**What you will do**
Return all of the data exactly as written, without the pictures.

**Data segment**
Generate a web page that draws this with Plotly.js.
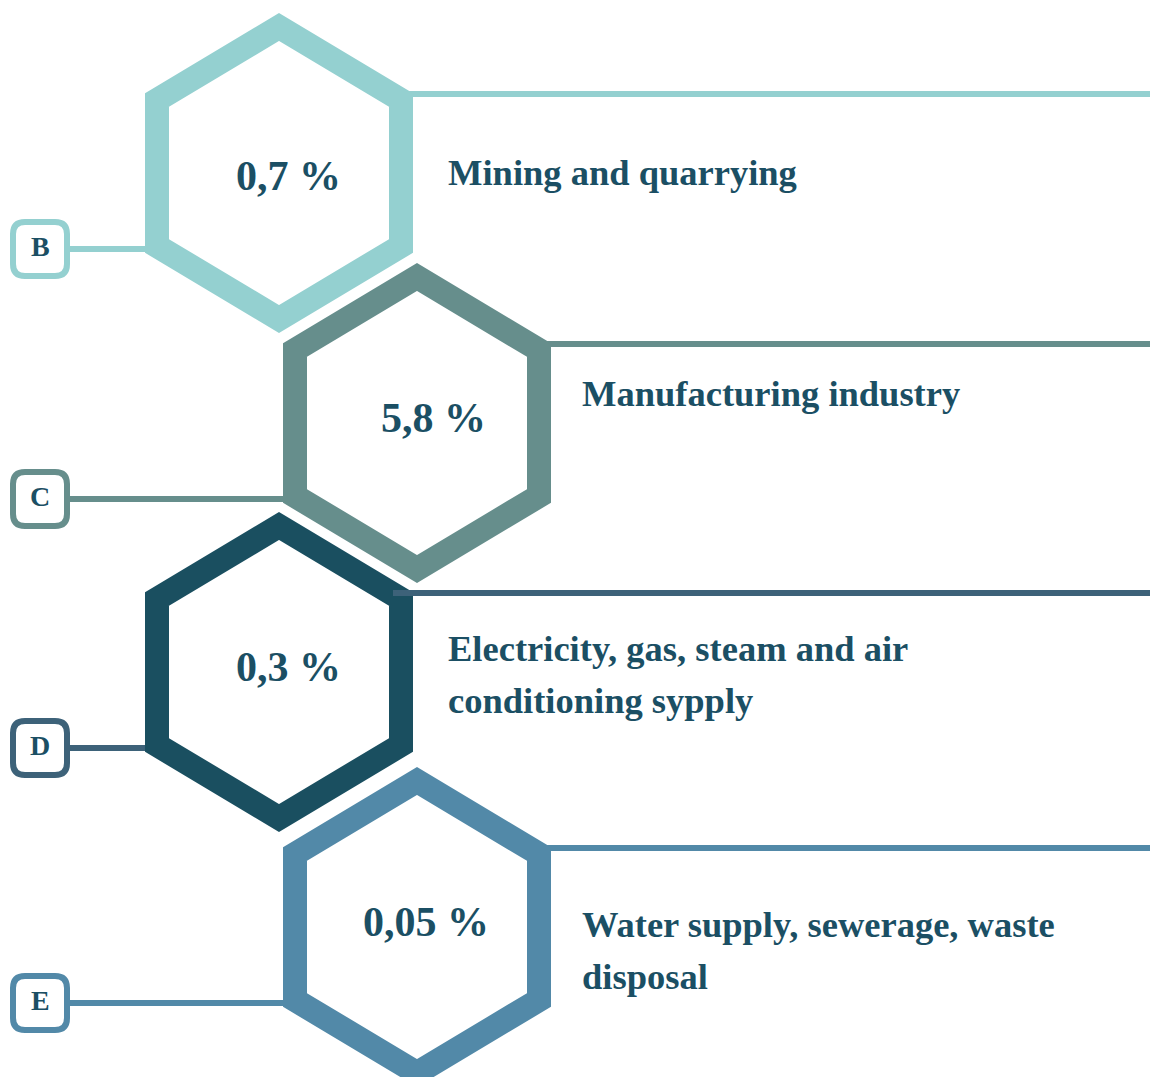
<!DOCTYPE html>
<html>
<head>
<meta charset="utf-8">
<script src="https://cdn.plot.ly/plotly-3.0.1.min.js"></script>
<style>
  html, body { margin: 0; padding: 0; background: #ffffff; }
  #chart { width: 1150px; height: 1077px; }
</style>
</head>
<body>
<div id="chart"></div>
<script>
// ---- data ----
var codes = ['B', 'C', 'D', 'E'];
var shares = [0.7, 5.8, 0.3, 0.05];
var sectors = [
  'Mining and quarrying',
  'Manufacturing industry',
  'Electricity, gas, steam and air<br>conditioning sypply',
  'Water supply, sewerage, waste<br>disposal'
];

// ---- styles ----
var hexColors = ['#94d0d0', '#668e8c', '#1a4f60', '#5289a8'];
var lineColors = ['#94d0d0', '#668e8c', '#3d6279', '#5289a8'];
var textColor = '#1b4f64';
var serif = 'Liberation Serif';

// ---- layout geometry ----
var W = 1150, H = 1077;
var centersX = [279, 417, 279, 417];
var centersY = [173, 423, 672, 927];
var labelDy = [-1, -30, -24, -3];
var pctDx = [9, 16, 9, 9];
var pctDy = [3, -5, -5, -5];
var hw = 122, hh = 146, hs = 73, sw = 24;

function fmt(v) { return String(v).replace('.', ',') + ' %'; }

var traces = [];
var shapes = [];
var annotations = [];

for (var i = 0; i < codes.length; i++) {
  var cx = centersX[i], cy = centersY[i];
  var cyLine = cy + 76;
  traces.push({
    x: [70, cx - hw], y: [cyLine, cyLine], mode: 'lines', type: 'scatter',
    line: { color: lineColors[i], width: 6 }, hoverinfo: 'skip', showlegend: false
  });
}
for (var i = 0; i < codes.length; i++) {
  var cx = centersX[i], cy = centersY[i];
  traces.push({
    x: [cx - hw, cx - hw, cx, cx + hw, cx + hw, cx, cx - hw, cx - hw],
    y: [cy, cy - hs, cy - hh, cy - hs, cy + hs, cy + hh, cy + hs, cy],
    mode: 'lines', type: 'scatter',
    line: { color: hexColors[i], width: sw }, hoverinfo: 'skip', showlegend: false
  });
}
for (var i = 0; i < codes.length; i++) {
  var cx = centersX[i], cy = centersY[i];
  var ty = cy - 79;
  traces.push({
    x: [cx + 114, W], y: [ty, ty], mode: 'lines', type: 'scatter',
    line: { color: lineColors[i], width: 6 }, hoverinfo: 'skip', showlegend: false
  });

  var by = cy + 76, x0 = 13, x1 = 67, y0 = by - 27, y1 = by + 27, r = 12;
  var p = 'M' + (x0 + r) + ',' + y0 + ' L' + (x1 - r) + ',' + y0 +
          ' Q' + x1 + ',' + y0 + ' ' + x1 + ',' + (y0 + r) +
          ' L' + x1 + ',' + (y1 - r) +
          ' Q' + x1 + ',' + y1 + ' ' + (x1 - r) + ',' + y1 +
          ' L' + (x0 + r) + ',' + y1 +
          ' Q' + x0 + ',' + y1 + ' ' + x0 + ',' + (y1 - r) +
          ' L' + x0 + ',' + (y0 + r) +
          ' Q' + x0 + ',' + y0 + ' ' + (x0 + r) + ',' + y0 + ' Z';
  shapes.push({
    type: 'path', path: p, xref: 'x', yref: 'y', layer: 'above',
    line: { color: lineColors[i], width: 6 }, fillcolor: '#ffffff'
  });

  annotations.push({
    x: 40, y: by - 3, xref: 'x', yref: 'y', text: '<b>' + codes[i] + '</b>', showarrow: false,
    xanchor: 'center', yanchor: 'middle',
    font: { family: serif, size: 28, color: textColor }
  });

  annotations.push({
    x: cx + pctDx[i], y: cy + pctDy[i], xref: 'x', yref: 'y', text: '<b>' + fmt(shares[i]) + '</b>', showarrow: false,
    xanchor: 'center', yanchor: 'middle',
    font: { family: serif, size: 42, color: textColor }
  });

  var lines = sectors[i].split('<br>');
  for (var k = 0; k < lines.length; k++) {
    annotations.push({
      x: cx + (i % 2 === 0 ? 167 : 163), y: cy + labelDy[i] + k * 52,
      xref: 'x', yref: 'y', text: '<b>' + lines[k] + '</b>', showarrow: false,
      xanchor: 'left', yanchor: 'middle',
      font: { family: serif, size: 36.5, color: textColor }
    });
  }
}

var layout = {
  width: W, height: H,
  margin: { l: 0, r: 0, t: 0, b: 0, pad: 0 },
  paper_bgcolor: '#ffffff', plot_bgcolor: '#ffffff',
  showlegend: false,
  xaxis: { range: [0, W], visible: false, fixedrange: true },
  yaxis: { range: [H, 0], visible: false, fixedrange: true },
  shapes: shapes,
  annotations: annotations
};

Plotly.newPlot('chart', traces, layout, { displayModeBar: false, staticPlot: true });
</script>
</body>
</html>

**Reply to the task**
Generate a web page that draws this with Plotly.js.
<!DOCTYPE html>
<html>
<head>
<meta charset="utf-8">
<script src="https://cdn.plot.ly/plotly-3.0.1.min.js"></script>
<style>
  html, body { margin: 0; padding: 0; background: #ffffff; }
  #chart { width: 1150px; height: 1077px; }
</style>
</head>
<body>
<div id="chart"></div>
<script>
// ---- data ----
var codes = ['B', 'C', 'D', 'E'];
var shares = [0.7, 5.8, 0.3, 0.05];
var sectors = [
  'Mining and quarrying',
  'Manufacturing industry',
  'Electricity, gas, steam and air<br>conditioning sypply',
  'Water supply, sewerage, waste<br>disposal'
];

// ---- styles ----
var hexColors = ['#94d0d0', '#668e8c', '#1a4f60', '#5289a8'];
var lineColors = ['#94d0d0', '#668e8c', '#3d6279', '#5289a8'];
var textColor = '#1b4f64';
var serif = 'Liberation Serif';

// ---- layout geometry ----
var W = 1150, H = 1077;
var centersX = [279, 417, 279, 417];
var centersY = [173, 423, 672, 927];
var labelDy = [-1, -30, -24, -3];
var pctDx = [9, 16, 9, 9];
var pctDy = [3, -5, -5, -5];
var hw = 122, hh = 146, hs = 73, sw = 24;

function fmt(v) { return String(v).replace('.', ',') + ' %'; }

var traces = [];
var shapes = [];
var annotations = [];

for (var i = 0; i < codes.length; i++) {
  var cx = centersX[i], cy = centersY[i];
  var cyLine = cy + 76;
  traces.push({
    x: [70, cx - hw], y: [cyLine, cyLine], mode: 'lines', type: 'scatter',
    line: { color: lineColors[i], width: 6 }, hoverinfo: 'skip', showlegend: false
  });
}
for (var i = 0; i < codes.length; i++) {
  var cx = centersX[i], cy = centersY[i];
  traces.push({
    x: [cx - hw, cx - hw, cx, cx + hw, cx + hw, cx, cx - hw, cx - hw],
    y: [cy, cy - hs, cy - hh, cy - hs, cy + hs, cy + hh, cy + hs, cy],
    mode: 'lines', type: 'scatter',
    line: { color: hexColors[i], width: sw }, hoverinfo: 'skip', showlegend: false
  });
}
for (var i = 0; i < codes.length; i++) {
  var cx = centersX[i], cy = centersY[i];
  var ty = cy - 79;
  traces.push({
    x: [cx + 114, W], y: [ty, ty], mode: 'lines', type: 'scatter',
    line: { color: lineColors[i], width: 6 }, hoverinfo: 'skip', showlegend: false
  });

  var by = cy + 76, x0 = 13, x1 = 67, y0 = by - 27, y1 = by + 27, r = 12;
  var p = 'M' + (x0 + r) + ',' + y0 + ' L' + (x1 - r) + ',' + y0 +
          ' Q' + x1 + ',' + y0 + ' ' + x1 + ',' + (y0 + r) +
          ' L' + x1 + ',' + (y1 - r) +
          ' Q' + x1 + ',' + y1 + ' ' + (x1 - r) + ',' + y1 +
          ' L' + (x0 + r) + ',' + y1 +
          ' Q' + x0 + ',' + y1 + ' ' + x0 + ',' + (y1 - r) +
          ' L' + x0 + ',' + (y0 + r) +
          ' Q' + x0 + ',' + y0 + ' ' + (x0 + r) + ',' + y0 + ' Z';
  shapes.push({
    type: 'path', path: p, xref: 'x', yref: 'y', layer: 'above',
    line: { color: lineColors[i], width: 6 }, fillcolor: '#ffffff'
  });

  annotations.push({
    x: 40, y: by - 3, xref: 'x', yref: 'y', text: '<b>' + codes[i] + '</b>', showarrow: false,
    xanchor: 'center', yanchor: 'middle',
    font: { family: serif, size: 28, color: textColor }
  });

  annotations.push({
    x: cx + pctDx[i], y: cy + pctDy[i], xref: 'x', yref: 'y', text: '<b>' + fmt(shares[i]) + '</b>', showarrow: false,
    xanchor: 'center', yanchor: 'middle',
    font: { family: serif, size: 42, color: textColor }
  });

  var lines = sectors[i].split('<br>');
  for (var k = 0; k < lines.length; k++) {
    annotations.push({
      x: cx + (i % 2 === 0 ? 167 : 163), y: cy + labelDy[i] + k * 52,
      xref: 'x', yref: 'y', text: '<b>' + lines[k] + '</b>', showarrow: false,
      xanchor: 'left', yanchor: 'middle',
      font: { family: serif, size: 36.5, color: textColor }
    });
  }
}

var layout = {
  width: W, height: H,
  margin: { l: 0, r: 0, t: 0, b: 0, pad: 0 },
  paper_bgcolor: '#ffffff', plot_bgcolor: '#ffffff',
  showlegend: false,
  xaxis: { range: [0, W], visible: false, fixedrange: true },
  yaxis: { range: [H, 0], visible: false, fixedrange: true },
  shapes: shapes,
  annotations: annotations
};

Plotly.newPlot('chart', traces, layout, { displayModeBar: false, staticPlot: true });
</script>
</body>
</html>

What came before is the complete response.